## Problem details
Copy the records that follow exactly as written, but not their pictures.

## Listing
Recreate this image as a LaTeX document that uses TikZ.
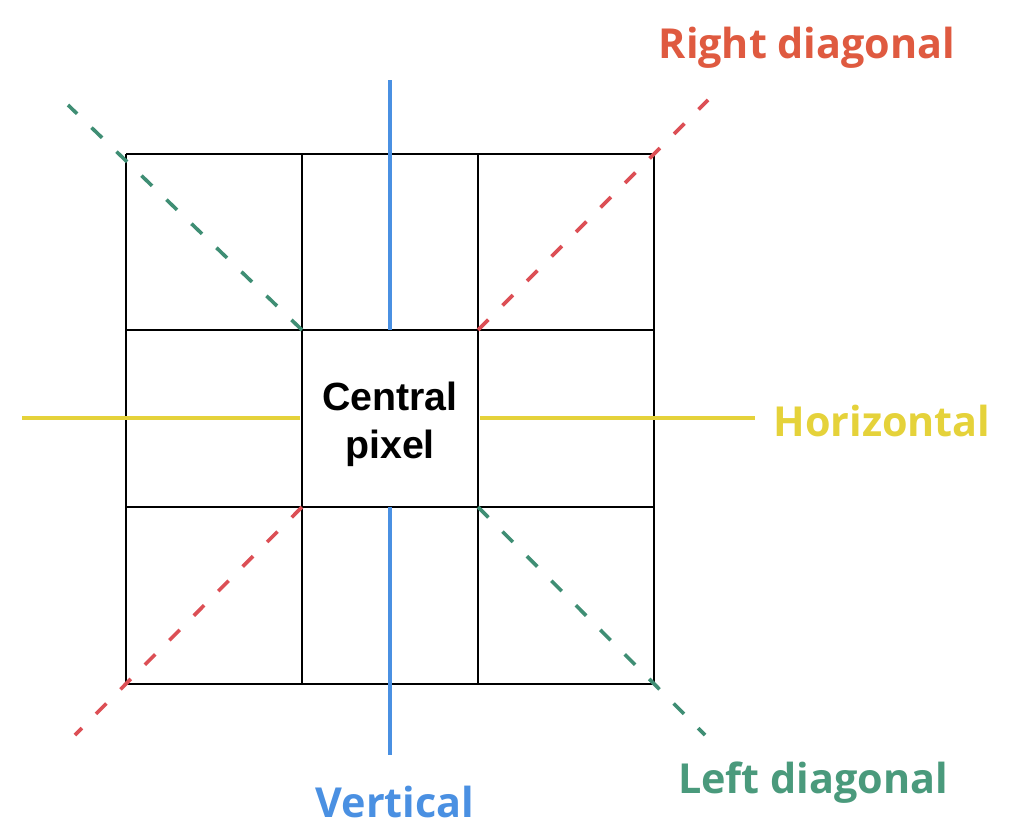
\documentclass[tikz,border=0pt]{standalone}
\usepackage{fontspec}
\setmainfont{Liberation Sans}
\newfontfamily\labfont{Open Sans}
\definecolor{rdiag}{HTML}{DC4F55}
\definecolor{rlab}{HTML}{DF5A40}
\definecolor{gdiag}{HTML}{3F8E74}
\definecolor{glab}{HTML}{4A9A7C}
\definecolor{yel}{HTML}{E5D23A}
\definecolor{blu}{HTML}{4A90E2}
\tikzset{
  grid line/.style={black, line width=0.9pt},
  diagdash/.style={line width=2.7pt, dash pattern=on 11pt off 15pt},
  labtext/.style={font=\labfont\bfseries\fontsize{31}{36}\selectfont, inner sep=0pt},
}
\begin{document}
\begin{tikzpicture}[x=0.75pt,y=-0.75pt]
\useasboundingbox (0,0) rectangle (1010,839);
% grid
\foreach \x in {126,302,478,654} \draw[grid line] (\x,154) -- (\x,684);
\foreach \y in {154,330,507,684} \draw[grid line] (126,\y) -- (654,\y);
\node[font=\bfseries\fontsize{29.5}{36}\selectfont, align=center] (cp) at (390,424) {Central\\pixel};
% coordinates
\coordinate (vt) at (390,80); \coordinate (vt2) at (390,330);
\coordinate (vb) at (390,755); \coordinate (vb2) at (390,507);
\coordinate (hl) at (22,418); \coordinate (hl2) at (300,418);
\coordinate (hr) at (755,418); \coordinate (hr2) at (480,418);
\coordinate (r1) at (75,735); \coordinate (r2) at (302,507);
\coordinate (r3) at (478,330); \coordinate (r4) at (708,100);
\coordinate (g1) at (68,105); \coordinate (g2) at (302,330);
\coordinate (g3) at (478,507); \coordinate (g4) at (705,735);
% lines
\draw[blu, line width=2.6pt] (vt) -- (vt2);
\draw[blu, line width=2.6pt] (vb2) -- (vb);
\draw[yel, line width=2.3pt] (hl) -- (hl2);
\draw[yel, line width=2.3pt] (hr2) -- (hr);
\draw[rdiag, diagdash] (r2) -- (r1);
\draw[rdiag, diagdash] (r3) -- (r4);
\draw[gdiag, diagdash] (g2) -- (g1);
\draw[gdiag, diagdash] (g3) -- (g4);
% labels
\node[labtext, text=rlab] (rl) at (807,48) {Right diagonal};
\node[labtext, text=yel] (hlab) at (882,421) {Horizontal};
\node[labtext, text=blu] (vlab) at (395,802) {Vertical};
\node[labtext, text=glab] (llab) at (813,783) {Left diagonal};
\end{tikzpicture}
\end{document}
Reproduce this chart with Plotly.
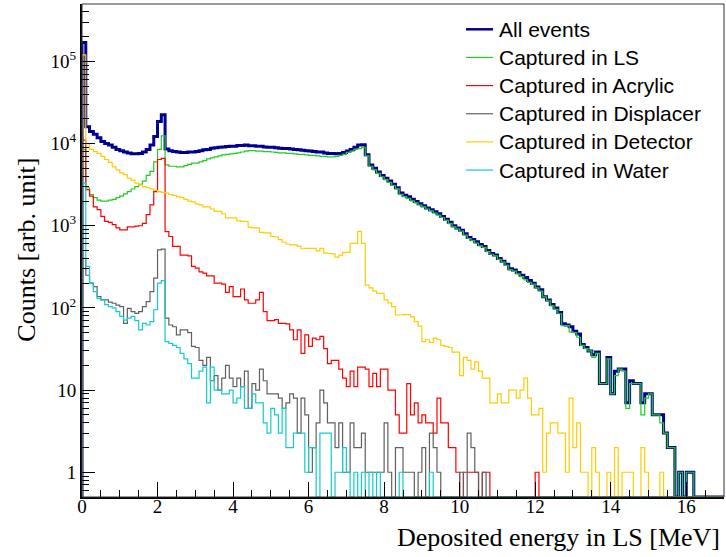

## Reply to the task
Recreate this image as a LaTeX document that uses TikZ.
\documentclass[tikz,border=0pt]{standalone}
\usepackage{fontspec}
\setmainfont{Liberation Sans}
\newfontfamily\labfont{Open Sans}
\definecolor{rdiag}{HTML}{DC4F55}
\definecolor{rlab}{HTML}{DF5A40}
\definecolor{gdiag}{HTML}{3F8E74}
\definecolor{glab}{HTML}{4A9A7C}
\definecolor{yel}{HTML}{E5D23A}
\definecolor{blu}{HTML}{4A90E2}
\tikzset{
  grid line/.style={black, line width=0.9pt},
  diagdash/.style={line width=2.7pt, dash pattern=on 11pt off 15pt},
  labtext/.style={font=\labfont\bfseries\fontsize{31}{36}\selectfont, inner sep=0pt},
}
\begin{document}
\begin{tikzpicture}[x=0.75pt,y=-0.75pt]
\useasboundingbox (0,0) rectangle (1010,839);
% grid
\foreach \x in {126,302,478,654} \draw[grid line] (\x,154) -- (\x,684);
\foreach \y in {154,330,507,684} \draw[grid line] (126,\y) -- (654,\y);
\node[font=\bfseries\fontsize{29.5}{36}\selectfont, align=center] (cp) at (390,424) {Central\\pixel};
% coordinates
\coordinate (vt) at (390,80); \coordinate (vt2) at (390,330);
\coordinate (vb) at (390,755); \coordinate (vb2) at (390,507);
\coordinate (hl) at (22,418); \coordinate (hl2) at (300,418);
\coordinate (hr) at (755,418); \coordinate (hr2) at (480,418);
\coordinate (r1) at (75,735); \coordinate (r2) at (302,507);
\coordinate (r3) at (478,330); \coordinate (r4) at (708,100);
\coordinate (g1) at (68,105); \coordinate (g2) at (302,330);
\coordinate (g3) at (478,507); \coordinate (g4) at (705,735);
% lines
\draw[blu, line width=2.6pt] (vt) -- (vt2);
\draw[blu, line width=2.6pt] (vb2) -- (vb);
\draw[yel, line width=2.3pt] (hl) -- (hl2);
\draw[yel, line width=2.3pt] (hr2) -- (hr);
\draw[rdiag, diagdash] (r2) -- (r1);
\draw[rdiag, diagdash] (r3) -- (r4);
\draw[gdiag, diagdash] (g2) -- (g1);
\draw[gdiag, diagdash] (g3) -- (g4);
% labels
\node[labtext, text=rlab] (rl) at (807,48) {Right diagonal};
\node[labtext, text=yel] (hlab) at (882,421) {Horizontal};
\node[labtext, text=blu] (vlab) at (395,802) {Vertical};
\node[labtext, text=glab] (llab) at (813,783) {Left diagonal};
\end{tikzpicture}
\end{document}
Reproduce this chart with Plotly.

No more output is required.